Davon mal ganz abgesehen, finde ich es auch nicht total verwerflich, online einzukaufen. Denn auch solche Shops schaffen Arbeitsplätze. Und nicht nur das, sie geben auch Designern eine Plattform, die sie sonst mit einem kleinen Laden in Hintertupfingen nicht hätten. So gibt es auch wunderbare Mainzer Designer, die ihre Produkte im Netz verkaufen. Und irgendwie kauft man dann doch auch schon wieder lokal ein, oder?!

So, jetzt sind meine Emotionen ein wenig mit mir davongallopiert und ich habe ganz schön viel gemeckert über das Meckern.

Wie schon gesagt, es ist durchaus berechtigt, Kritik zu üben und dadurch Zustände zu verbessern. Jeder sieht da auch andere Aspekte, weil sie einen selbst mehr oder eben weniger betreffen. Weil man eben außerhalb wohnt oder nicht. Weil man über 20 Jahre alt ist oder nicht. Weil man 5000 Euro verdient oder eben nicht.

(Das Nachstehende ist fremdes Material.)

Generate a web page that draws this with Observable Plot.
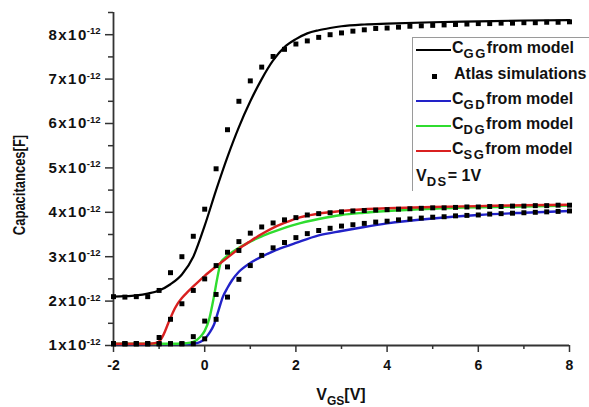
<!DOCTYPE html>
<html>
<head>
<meta charset="utf-8">
<script src="https://cdn.jsdelivr.net/npm/d3@7"></script>
<script src="https://cdn.jsdelivr.net/npm/@observablehq/plot@0.6"></script>
<style>
  body { margin: 0; background: #fff; }
  #wrap { position: relative; width: 589px; height: 407px; overflow: hidden;
          font-family: "Liberation Sans", Arial, sans-serif; }
  #wrap svg { position: absolute; left: 0; top: 0; }
  #legend { position: absolute; left: 412px; top: 37px; width: 190px; height: 153px;
            border-left: 1px solid #9a9a9a; border-top: 1px solid #9a9a9a; }
  .row { position: absolute; left: 0; height: 20px; white-space: nowrap;
         font-weight: bold; font-size: 16px; color: #111; }
  .row .swatch { position: absolute; left: 3px; top: 9px; width: 35px; height: 2.4px; }
  .row .dot { position: absolute; left: 19px; top: 8px; width: 5px; height: 5px; background: #000; }
  .row .lbl { position: absolute; left: 39px; top: -1px; }
  .row sub { font-size: 13px; vertical-align: -5px; line-height: 0; letter-spacing: 1.5px; }
</style>
</head>
<body>
<div id="wrap">
  <div id="legend">
    <div class="row" style="top:2px"><div class="swatch" style="background:#000"></div><span class="lbl">C<sub>GG</sub>from model</span></div>
    <div class="row" style="top:28px"><div class="dot"></div><span class="lbl" style="left:41px">Atlas simulations</span></div>
    <div class="row" style="top:53px"><div class="swatch" style="background:#2222c8"></div><span class="lbl">C<sub>GD</sub>from model</span></div>
    <div class="row" style="top:78px"><div class="swatch" style="background:#2fdc2f"></div><span class="lbl">C<sub>DG</sub>from model</span></div>
    <div class="row" style="top:103px"><div class="swatch" style="background:#d92020"></div><span class="lbl">C<sub>SG</sub>from model</span></div>
    <div class="row" style="top:130px"><span class="lbl" style="left:3px">V<sub>DS</sub>= 1V</span></div>
  </div>
</div>
<script>
// Gate voltage V_GS in volts; capacitances in units of 1e-12 F.

// Model curves
const cggV = [-2,-1.75,-1.5,-1.25,-1,-0.75,-0.5,-0.25,0,0.25,0.5,0.75,1,1.25,1.5,1.75,2,2.25,2.5,2.75,3,3.5,4,5,6,7,8];
const cggC = [2.10,2.11,2.13,2.17,2.24,2.38,2.60,3.00,3.70,4.50,5.25,5.92,6.50,7.00,7.42,7.72,7.90,8.03,8.10,8.15,8.19,8.23,8.25,8.28,8.30,8.32,8.33];

const cgdV = [-2,-0.5,-0.25,-0.1,0,0.1,0.2,0.3,0.4,0.5,0.6,0.75,1,1.25,1.5,1.75,2,2.5,3,3.5,4,5,6,7,8];
const cgdC = [1.03,1.03,1.04,1.08,1.15,1.28,1.46,1.78,2.10,2.30,2.47,2.66,2.86,3.00,3.12,3.22,3.31,3.48,3.58,3.67,3.75,3.86,3.94,3.99,4.03];

const cdgV = [-2,-0.6,-0.4,-0.25,-0.1,0,0.1,0.2,0.28,0.35,0.45,0.6,0.75,1,1.25,1.5,1.75,2,2.5,3,3.5,4,5,6,7,8];
const cdgC = [1.04,1.04,1.05,1.08,1.19,1.33,1.60,2.09,2.54,2.86,2.98,3.10,3.20,3.34,3.46,3.56,3.65,3.73,3.85,3.94,3.99,4.03,4.08,4.11,4.13,4.15];

const csgV = [-2,-1.5,-1.2,-1.1,-1,-0.9,-0.8,-0.7,-0.6,-0.5,-0.4,-0.25,0,0.25,0.5,0.75,1,1.25,1.5,1.75,2,2.5,3,3.5,4,5,6,7,8];
const csgC = [1.04,1.04,1.04,1.05,1.09,1.25,1.50,1.74,1.93,2.07,2.18,2.33,2.57,2.78,2.98,3.18,3.35,3.51,3.65,3.76,3.86,3.97,4.03,4.07,4.09,4.12,4.14,4.16,4.17];

// Atlas simulation points (0.25 V steps)
const atlasV = [-2,-1.75,-1.5,-1.25,-1,-0.75,-0.5,-0.25,0,0.25,0.5,0.75,1,1.25,1.5,1.75,2,2.25,2.5,2.75,3,3.25,3.5,3.75,4,4.25,4.5,4.75,5,5.25,5.5,5.75,6,6.25,6.5,6.75,7,7.25,7.5,7.75,8];
const atlasCgg = [2.10,2.09,2.10,2.10,2.24,2.64,3.00,3.46,4.07,4.98,5.86,6.50,6.96,7.27,7.51,7.67,7.79,7.86,7.94,8.00,8.04,8.08,8.11,8.14,8.15,8.17,8.19,8.20,8.21,8.22,8.23,8.24,8.25,8.25,8.26,8.26,8.27,8.27,8.28,8.28,8.29];
const atlasCgd = [1.04,1.04,1.04,1.04,1.04,1.04,1.04,1.04,1.15,1.59,2.09,2.49,2.80,3.03,3.20,3.32,3.43,3.52,3.59,3.64,3.69,3.72,3.75,3.78,3.80,3.83,3.85,3.87,3.89,3.90,3.92,3.93,3.94,3.96,3.97,3.98,3.99,4.00,4.01,4.02,4.03];
const atlasCsg = [1.04,1.04,1.04,1.04,1.18,1.59,1.94,2.24,2.50,2.80,3.10,3.34,3.53,3.67,3.76,3.83,3.88,3.94,3.97,3.99,4.01,4.03,4.04,4.05,4.06,4.07,4.08,4.09,4.10,4.10,4.11,4.12,4.12,4.13,4.13,4.14,4.14,4.15,4.15,4.16,4.16];
const atlasDgV = [-2,-1.75,-1.5,-1.25,-1,-0.75,-0.5,-0.25,0,0.25,0.5,0.75];
const atlasCdg = [1.04,1.04,1.04,1.04,1.04,1.04,1.04,1.20,1.55,2.15,2.77,3.14];

// Axis ticks
const xMajor = [-2,0,2,4,6,8];
const xMinor = [-1,1,3,5,7];
const yMajor = [1,2,3,4,5,6,7,8];
const yMinor = [1.5,2.5,3.5,4.5,5.5,6.5,7.5,8.5];

const toRows = (xs, ys) => xs.map((v, i) => ({v, c: ys[i]}));

const axisColor = "#333";
const font = "'Liberation Sans', Arial, sans-serif";

const chart = Plot.plot({
  width: 589,
  height: 407,
  marginLeft: 113,
  marginRight: 20,
  marginTop: 12,
  marginBottom: 62,
  style: {fontFamily: font, background: "transparent", color: "#111"},
  x: {domain: [-2, 8]},
  y: {domain: [1, 8.5]},
  marks: [
    Plot.axisX(xMinor, {tickSize: 4, tickFormat: () => "", stroke: axisColor, strokeWidth: 1.5, label: null}),
    Plot.axisX(xMajor, {tickSize: 7, tickPadding: 8, tickFormat: d => String(d), stroke: axisColor, strokeWidth: 1.5,
                        fontSize: 14, fontWeight: "bold", fill: "#111", label: null}),
    Plot.axisY(yMinor, {tickSize: 5, tickFormat: () => "", stroke: axisColor, strokeWidth: 1.5, label: null}),
    Plot.axisY(yMajor, {tickSize: 8, tickPadding: 5, tickFormat: d => `${d}x10`, stroke: axisColor, strokeWidth: 1.5,
                        fontSize: 15, fontWeight: "bold", fill: "#111", label: null}),
    Plot.ruleX([-2], {stroke: axisColor, strokeWidth: 1.8}),
    Plot.ruleY([1], {stroke: axisColor, strokeWidth: 1.8}),
    Plot.line(toRows(cggV, cggC), {x: "v", y: "c", stroke: "#000", strokeWidth: 2.2, curve: "monotone-x"}),
    Plot.line(toRows(cgdV, cgdC), {x: "v", y: "c", stroke: "#2222c8", strokeWidth: 2.4, curve: "monotone-x"}),
    Plot.line(toRows(cdgV, cdgC), {x: "v", y: "c", stroke: "#2fdc2f", strokeWidth: 2.4, curve: "monotone-x"}),
    Plot.line(toRows(csgV, csgC), {x: "v", y: "c", stroke: "#d92020", strokeWidth: 2.4, curve: "monotone-x"}),
    Plot.dot(toRows(atlasV, atlasCgg), {x: "v", y: "c", symbol: "square", r: 2.8, fill: "#000", stroke: "none"}),
    Plot.dot(toRows(atlasV, atlasCgd), {x: "v", y: "c", symbol: "square", r: 2.8, fill: "#000", stroke: "none"}),
    Plot.dot(toRows(atlasV, atlasCsg), {x: "v", y: "c", symbol: "square", r: 2.8, fill: "#000", stroke: "none"}),
    Plot.dot(toRows(atlasDgV, atlasCdg), {x: "v", y: "c", symbol: "square", r: 2.8, fill: "#000", stroke: "none"})
  ]
});

// Exponent on the y tick labels; the mantissa is spaced out a little
d3.select(chart).selectAll('[aria-label="y-axis tick label"] text').each(function() {
  const t = d3.select(this);
  const base = t.text();
  if (!base) return;
  t.text(null);
  t.append("tspan").attr("letter-spacing", 1.5).text(base);
  t.append("tspan").attr("dy", "-0.55em").attr("dx", -1).attr("font-size", 9.5).attr("letter-spacing", 0).text("-12");
});

// Axis titles with subscripts
const svg = d3.select(chart);
svg.append("text")
  .attr("transform", "translate(25,185) rotate(-90) scale(1,1.25)")
  .attr("text-anchor", "middle")
  .attr("font-family", font).attr("font-weight", "bold").attr("font-size", 13).attr("fill", "#111")
  .text("Capacitances[F]");
const xt = svg.append("text")
  .attr("x", 341).attr("y", 400)
  .attr("text-anchor", "middle")
  .attr("font-family", font).attr("font-weight", "bold").attr("font-size", 16).attr("fill", "#111");
xt.append("tspan").text("V");
xt.append("tspan").attr("font-size", 12).attr("dy", 5).text("GS");
xt.append("tspan").attr("dy", -5).text("[V]");

document.getElementById("wrap").prepend(chart);
</script>
</body>
</html>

Mir ist einfach wichtig zu sagen: reflektiert doch auch mal! Euch selbst, die Gesellschaft oder oder oder. Mir passt der Service auch manchmal nicht oder die Auswahl ist zu klein. Dann hab ich eben Pech gehabt und morgen ist es vielleicht besser. Es gibt keinen Anspruch auf das perfekte Shoppingergebnis.

Vielleicht seid ihr auch nur einer von wenigen, die XY kaufen möchten und daher lohnt sich das Angebot eben nicht. Dann müssen wir es halt online kaufen. Ist doch schön, dass es die Möglichkeite heute gibt. Aber vielleicht würde es uns in unserer Gesellschaft auch grundsätzlich mal gut tun, den Konsum ein wenig runterzufahren. Denn mal ganz ehrlich: alles, was wir wirklich brauchen, finden wir auch in erreichbarer Nähe.